Diagnosis-driven design: The ST-ERF framework first identifies the problem (lack of global receptive field), and the solution is then designed in a targeted manner.
Simple yet effective improvement: Replacing channel mixers in only the first two stages yields significant performance gains with minimal architectural modifications.
Performance gain with fewer parameters: SRB improves performance while reducing parameter count, demonstrating that convolutions at these positions are redundant.

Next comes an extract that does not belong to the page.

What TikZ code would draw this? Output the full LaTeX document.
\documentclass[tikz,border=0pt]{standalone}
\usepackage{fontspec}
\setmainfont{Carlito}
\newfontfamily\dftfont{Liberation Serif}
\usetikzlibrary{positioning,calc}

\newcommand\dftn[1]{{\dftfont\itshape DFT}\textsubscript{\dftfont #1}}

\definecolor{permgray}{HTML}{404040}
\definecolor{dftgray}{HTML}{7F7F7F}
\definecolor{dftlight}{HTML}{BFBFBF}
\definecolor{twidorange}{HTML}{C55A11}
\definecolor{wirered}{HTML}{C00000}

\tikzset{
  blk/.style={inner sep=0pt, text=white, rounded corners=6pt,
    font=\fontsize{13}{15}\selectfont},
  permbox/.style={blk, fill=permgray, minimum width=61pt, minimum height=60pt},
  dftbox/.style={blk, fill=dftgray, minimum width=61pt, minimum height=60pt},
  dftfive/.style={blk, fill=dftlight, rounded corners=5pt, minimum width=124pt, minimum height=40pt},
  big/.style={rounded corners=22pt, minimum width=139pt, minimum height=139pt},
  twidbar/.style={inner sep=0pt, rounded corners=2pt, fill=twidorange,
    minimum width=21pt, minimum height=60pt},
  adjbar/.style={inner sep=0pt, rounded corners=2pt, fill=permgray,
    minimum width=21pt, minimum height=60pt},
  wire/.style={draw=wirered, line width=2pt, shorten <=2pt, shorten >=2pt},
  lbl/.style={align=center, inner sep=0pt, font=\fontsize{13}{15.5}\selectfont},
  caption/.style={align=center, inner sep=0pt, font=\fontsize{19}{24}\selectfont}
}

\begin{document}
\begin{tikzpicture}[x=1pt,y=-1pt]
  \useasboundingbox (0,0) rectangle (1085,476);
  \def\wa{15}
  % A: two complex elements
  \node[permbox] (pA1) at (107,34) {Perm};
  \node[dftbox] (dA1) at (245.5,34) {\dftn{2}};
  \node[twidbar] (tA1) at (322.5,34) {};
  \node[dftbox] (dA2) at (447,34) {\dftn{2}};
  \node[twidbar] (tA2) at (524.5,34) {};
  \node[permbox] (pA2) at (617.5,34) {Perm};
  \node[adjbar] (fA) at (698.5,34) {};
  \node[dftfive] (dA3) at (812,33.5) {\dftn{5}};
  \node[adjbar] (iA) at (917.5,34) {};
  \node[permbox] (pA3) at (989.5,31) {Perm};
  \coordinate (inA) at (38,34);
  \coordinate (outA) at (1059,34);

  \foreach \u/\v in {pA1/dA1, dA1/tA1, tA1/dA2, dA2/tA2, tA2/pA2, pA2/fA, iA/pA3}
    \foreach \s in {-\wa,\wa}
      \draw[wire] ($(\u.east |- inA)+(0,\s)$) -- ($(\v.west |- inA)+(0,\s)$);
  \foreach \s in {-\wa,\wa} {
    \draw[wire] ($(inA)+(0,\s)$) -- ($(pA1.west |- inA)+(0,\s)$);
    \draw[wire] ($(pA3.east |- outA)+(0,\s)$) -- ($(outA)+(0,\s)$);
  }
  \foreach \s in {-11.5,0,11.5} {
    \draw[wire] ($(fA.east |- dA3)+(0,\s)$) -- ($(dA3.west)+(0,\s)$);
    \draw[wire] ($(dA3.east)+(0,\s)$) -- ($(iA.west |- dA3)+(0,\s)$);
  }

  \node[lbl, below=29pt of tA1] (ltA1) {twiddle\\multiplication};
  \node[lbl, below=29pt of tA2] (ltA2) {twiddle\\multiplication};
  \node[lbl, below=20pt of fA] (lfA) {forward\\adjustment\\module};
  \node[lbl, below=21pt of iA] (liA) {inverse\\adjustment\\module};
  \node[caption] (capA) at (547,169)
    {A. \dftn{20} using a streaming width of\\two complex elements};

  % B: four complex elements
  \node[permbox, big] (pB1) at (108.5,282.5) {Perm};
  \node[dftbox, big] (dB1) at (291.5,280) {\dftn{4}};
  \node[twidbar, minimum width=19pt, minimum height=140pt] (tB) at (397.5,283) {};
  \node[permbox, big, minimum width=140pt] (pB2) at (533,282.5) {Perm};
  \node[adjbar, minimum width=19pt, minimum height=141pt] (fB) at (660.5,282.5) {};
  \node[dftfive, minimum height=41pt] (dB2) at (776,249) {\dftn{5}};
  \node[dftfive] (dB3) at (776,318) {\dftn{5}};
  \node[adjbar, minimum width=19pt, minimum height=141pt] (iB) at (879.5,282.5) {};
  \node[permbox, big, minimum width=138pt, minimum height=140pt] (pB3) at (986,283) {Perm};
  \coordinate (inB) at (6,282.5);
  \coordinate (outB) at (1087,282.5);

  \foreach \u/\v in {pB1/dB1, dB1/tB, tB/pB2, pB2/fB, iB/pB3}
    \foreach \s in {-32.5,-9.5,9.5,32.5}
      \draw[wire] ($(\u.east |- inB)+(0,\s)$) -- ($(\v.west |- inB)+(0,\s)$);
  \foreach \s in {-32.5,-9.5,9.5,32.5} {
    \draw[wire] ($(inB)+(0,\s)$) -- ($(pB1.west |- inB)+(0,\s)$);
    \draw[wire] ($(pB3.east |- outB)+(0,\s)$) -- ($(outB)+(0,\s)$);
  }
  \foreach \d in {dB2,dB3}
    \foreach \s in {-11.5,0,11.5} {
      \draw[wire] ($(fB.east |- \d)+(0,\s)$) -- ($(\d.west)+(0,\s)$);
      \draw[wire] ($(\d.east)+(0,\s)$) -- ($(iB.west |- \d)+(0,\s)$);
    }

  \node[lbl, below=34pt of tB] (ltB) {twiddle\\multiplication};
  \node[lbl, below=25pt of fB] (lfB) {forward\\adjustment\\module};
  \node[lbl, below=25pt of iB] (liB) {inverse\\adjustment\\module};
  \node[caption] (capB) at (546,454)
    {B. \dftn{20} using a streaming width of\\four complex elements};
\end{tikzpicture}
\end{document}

Limitations & Future Work¶

Although MLPixer achieves a stronger global ERF, it underperforms SRB on certain tasks, suggesting that completely removing local feature extraction is not always optimal.
Validation is limited to the Meta-SDT architecture; applicability to other SNN architectures remains to be examined.
Performance degrades on the VisEvent dataset for event tracking, indicating that a global receptive field is not universally beneficial across all tasks.
ST-ERF analysis is currently used primarily for visualization and qualitative assessment; quantitative metrics to guide architecture search are lacking.

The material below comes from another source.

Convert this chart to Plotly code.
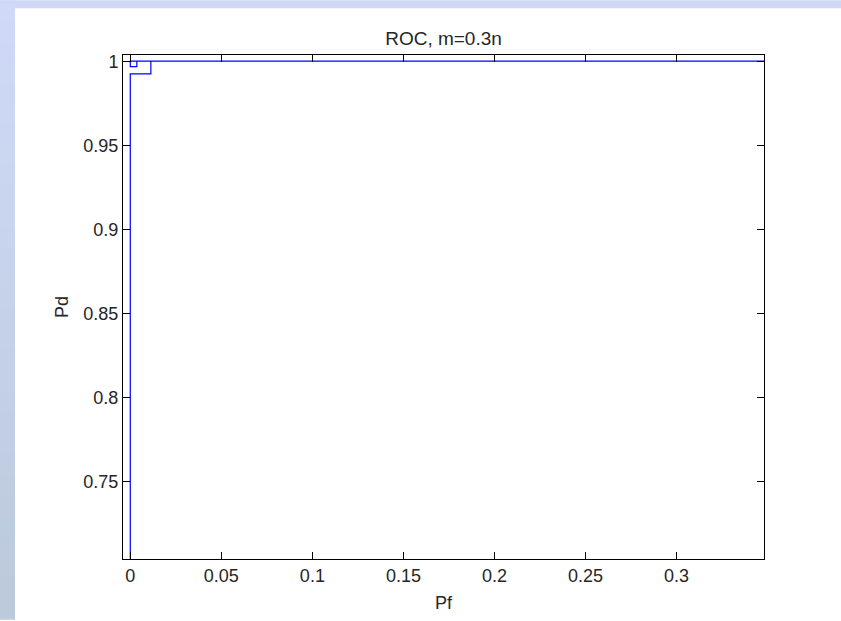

ERF theory (Luo et al., 2016): This work extends the framework to the temporal dimension, constituting a clear methodological contribution.
MLP-Mixer (Tolstikhin et al., 2021): Inspires the idea of replacing convolutions with MLPs.
Meta-SDT (Yao et al., 2025): Serves as the baseline architecture; its bottlenecks are analyzed and subsequently addressed.
Insight: Receptive field analysis provides strong guidance for neural architecture design and can be generalized to a broader range of SNN tasks.

Rating¶

Novelty: ⭐⭐⭐⭐ The ST-ERF framework is a valuable theoretical contribution; the architectural improvements are relatively straightforward.
Experimental Thoroughness: ⭐⭐⭐⭐ Covers detection, segmentation, and event tracking, with rich visualization analyses.
Writing Quality: ⭐⭐⭐⭐ The logical chain from analysis to design is clearly articulated.
Value: ⭐⭐⭐⭐ Provides important guidance for SNN architecture design.